What you have to do => Everything from the opening line of the records below through the line with "ax.plot(densite, tension, color='#0072BD', linewidth=2.0)" must be duplicated exactly, pictures left out.

Provided records =>

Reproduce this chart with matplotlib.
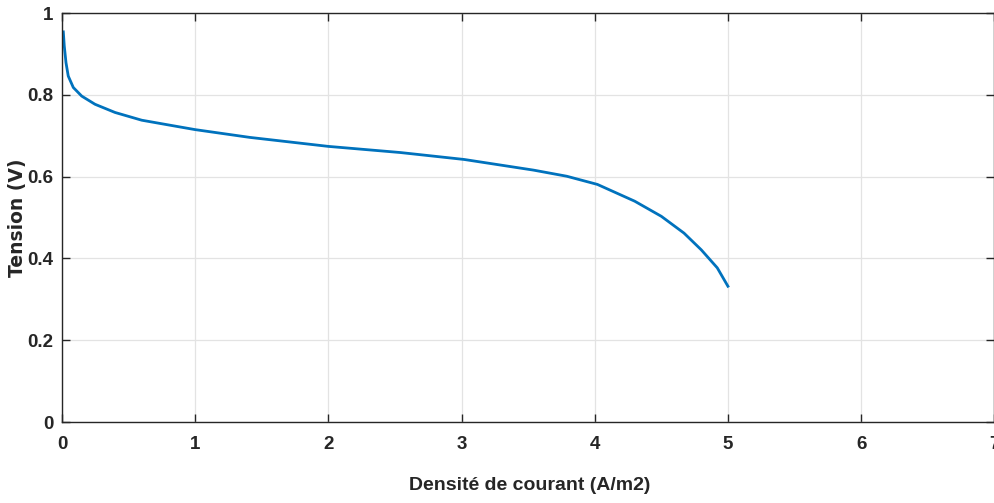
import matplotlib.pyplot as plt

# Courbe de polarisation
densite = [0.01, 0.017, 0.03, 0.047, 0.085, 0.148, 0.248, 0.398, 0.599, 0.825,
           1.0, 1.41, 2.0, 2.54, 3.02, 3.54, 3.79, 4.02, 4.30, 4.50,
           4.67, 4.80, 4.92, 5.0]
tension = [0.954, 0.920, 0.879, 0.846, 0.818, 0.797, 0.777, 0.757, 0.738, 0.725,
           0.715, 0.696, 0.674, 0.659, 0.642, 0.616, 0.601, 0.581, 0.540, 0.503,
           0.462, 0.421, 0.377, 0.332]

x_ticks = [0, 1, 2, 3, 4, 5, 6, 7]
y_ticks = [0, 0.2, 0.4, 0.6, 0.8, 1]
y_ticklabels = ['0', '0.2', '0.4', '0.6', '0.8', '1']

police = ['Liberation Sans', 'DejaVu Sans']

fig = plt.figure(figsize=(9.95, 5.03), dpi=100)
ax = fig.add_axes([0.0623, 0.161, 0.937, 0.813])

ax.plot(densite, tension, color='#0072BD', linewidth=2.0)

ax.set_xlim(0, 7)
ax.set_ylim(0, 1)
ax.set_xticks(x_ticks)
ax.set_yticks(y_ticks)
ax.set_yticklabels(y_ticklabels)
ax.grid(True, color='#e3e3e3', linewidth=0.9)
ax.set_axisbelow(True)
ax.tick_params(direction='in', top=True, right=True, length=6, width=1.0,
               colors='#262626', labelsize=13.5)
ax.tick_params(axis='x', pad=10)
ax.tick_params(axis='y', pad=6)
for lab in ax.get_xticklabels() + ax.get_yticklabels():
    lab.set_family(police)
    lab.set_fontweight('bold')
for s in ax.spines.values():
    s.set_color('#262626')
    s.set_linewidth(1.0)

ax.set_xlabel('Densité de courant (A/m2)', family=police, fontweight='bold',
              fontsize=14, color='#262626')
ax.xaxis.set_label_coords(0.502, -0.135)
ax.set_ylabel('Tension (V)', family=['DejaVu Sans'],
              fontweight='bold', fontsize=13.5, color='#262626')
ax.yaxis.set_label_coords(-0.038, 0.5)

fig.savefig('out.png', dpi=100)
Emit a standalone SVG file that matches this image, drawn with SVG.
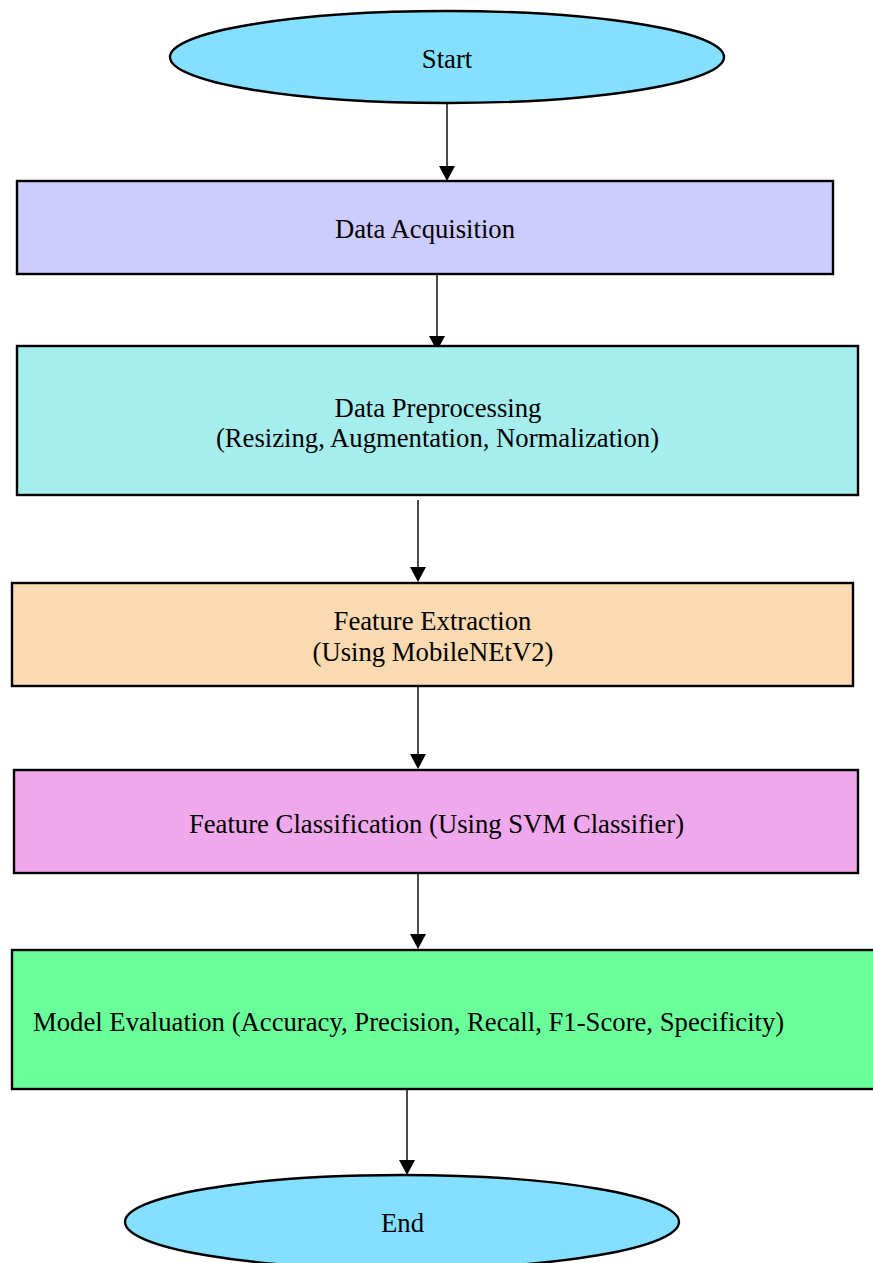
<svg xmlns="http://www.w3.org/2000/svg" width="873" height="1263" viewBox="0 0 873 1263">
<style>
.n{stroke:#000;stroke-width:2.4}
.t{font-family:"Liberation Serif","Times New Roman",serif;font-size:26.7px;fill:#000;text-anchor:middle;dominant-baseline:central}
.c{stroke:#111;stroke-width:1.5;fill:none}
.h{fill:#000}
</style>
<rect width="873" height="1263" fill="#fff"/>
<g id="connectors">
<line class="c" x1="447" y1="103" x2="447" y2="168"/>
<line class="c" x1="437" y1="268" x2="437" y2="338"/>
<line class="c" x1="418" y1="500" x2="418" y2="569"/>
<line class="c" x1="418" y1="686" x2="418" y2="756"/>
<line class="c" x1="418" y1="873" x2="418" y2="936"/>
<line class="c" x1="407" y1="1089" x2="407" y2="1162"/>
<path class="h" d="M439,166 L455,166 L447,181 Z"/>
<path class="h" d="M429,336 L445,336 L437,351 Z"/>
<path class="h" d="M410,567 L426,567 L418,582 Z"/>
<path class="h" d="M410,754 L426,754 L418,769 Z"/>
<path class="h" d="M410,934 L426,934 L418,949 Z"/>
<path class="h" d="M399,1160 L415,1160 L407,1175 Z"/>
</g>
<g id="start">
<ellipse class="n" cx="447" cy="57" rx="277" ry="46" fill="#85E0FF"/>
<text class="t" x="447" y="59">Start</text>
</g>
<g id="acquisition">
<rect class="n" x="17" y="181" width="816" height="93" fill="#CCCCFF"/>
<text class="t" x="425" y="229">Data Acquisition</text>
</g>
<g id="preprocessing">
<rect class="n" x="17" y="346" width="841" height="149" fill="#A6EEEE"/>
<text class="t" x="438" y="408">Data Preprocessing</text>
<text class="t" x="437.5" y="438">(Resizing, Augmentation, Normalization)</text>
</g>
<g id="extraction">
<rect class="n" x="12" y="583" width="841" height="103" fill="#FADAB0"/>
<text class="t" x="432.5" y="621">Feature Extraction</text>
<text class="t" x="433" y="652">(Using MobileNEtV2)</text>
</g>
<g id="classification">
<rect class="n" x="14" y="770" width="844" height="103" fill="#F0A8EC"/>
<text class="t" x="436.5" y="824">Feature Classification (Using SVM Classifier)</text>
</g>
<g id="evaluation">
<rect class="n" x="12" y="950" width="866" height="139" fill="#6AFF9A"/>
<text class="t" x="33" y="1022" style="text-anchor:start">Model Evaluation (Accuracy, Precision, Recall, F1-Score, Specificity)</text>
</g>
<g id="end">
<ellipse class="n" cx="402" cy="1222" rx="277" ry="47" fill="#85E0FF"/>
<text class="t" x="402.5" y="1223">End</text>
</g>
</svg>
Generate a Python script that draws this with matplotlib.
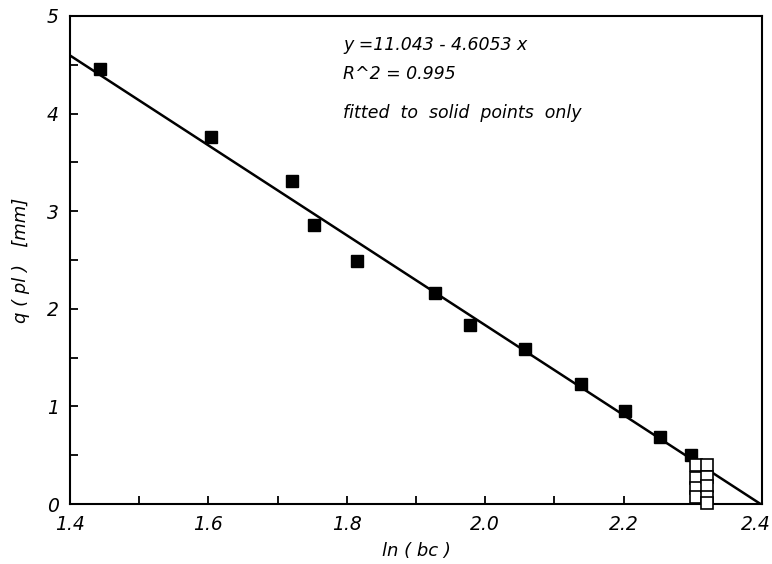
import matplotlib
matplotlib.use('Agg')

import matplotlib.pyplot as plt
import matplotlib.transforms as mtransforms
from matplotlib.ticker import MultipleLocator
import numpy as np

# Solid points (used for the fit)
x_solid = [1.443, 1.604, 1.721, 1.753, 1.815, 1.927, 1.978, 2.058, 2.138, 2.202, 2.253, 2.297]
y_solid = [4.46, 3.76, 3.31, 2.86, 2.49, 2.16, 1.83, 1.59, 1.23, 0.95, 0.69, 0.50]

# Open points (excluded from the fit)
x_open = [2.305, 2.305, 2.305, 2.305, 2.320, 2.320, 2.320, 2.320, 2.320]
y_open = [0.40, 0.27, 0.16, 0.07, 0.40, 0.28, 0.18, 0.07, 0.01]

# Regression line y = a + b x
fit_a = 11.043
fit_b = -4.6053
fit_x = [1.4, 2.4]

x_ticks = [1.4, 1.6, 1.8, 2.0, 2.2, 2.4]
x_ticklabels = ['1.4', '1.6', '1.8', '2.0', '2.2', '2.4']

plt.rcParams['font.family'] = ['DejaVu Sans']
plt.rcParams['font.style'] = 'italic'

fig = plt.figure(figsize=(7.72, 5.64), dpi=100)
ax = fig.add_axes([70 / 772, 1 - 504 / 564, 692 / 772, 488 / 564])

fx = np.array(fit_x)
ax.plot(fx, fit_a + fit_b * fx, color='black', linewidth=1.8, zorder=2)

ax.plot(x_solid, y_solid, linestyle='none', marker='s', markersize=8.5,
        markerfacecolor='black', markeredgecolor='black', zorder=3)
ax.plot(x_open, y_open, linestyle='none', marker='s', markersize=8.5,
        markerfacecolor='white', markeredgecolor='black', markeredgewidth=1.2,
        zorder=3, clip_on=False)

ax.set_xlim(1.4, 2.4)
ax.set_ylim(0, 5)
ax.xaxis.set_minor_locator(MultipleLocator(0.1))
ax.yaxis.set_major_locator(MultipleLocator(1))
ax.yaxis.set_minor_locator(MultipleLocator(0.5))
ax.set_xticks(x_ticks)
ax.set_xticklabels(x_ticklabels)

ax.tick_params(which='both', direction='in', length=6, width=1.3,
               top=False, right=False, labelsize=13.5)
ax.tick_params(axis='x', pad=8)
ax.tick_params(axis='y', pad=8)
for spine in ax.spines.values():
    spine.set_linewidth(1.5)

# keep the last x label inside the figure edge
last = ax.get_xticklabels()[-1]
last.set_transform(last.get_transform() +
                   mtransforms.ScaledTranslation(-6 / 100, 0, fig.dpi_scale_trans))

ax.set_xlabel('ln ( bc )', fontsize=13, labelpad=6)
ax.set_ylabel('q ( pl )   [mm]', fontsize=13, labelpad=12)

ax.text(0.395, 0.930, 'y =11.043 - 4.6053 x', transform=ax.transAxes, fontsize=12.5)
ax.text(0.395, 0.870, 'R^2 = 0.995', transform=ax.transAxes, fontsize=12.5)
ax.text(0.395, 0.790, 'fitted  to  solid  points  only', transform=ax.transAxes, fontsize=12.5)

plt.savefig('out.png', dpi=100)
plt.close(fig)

Complete response =>
Reproduce this chart with matplotlib.
import matplotlib.pyplot as plt

# Courbe de polarisation
densite = [0.01, 0.017, 0.03, 0.047, 0.085, 0.148, 0.248, 0.398, 0.599, 0.825,
           1.0, 1.41, 2.0, 2.54, 3.02, 3.54, 3.79, 4.02, 4.30, 4.50,
           4.67, 4.80, 4.92, 5.0]
tension = [0.954, 0.920, 0.879, 0.846, 0.818, 0.797, 0.777, 0.757, 0.738, 0.725,
           0.715, 0.696, 0.674, 0.659, 0.642, 0.616, 0.601, 0.581, 0.540, 0.503,
           0.462, 0.421, 0.377, 0.332]

x_ticks = [0, 1, 2, 3, 4, 5, 6, 7]
y_ticks = [0, 0.2, 0.4, 0.6, 0.8, 1]
y_ticklabels = ['0', '0.2', '0.4', '0.6', '0.8', '1']

police = ['Liberation Sans', 'DejaVu Sans']

fig = plt.figure(figsize=(9.95, 5.03), dpi=100)
ax = fig.add_axes([0.0623, 0.161, 0.937, 0.813])

ax.plot(densite, tension, color='#0072BD', linewidth=2.0)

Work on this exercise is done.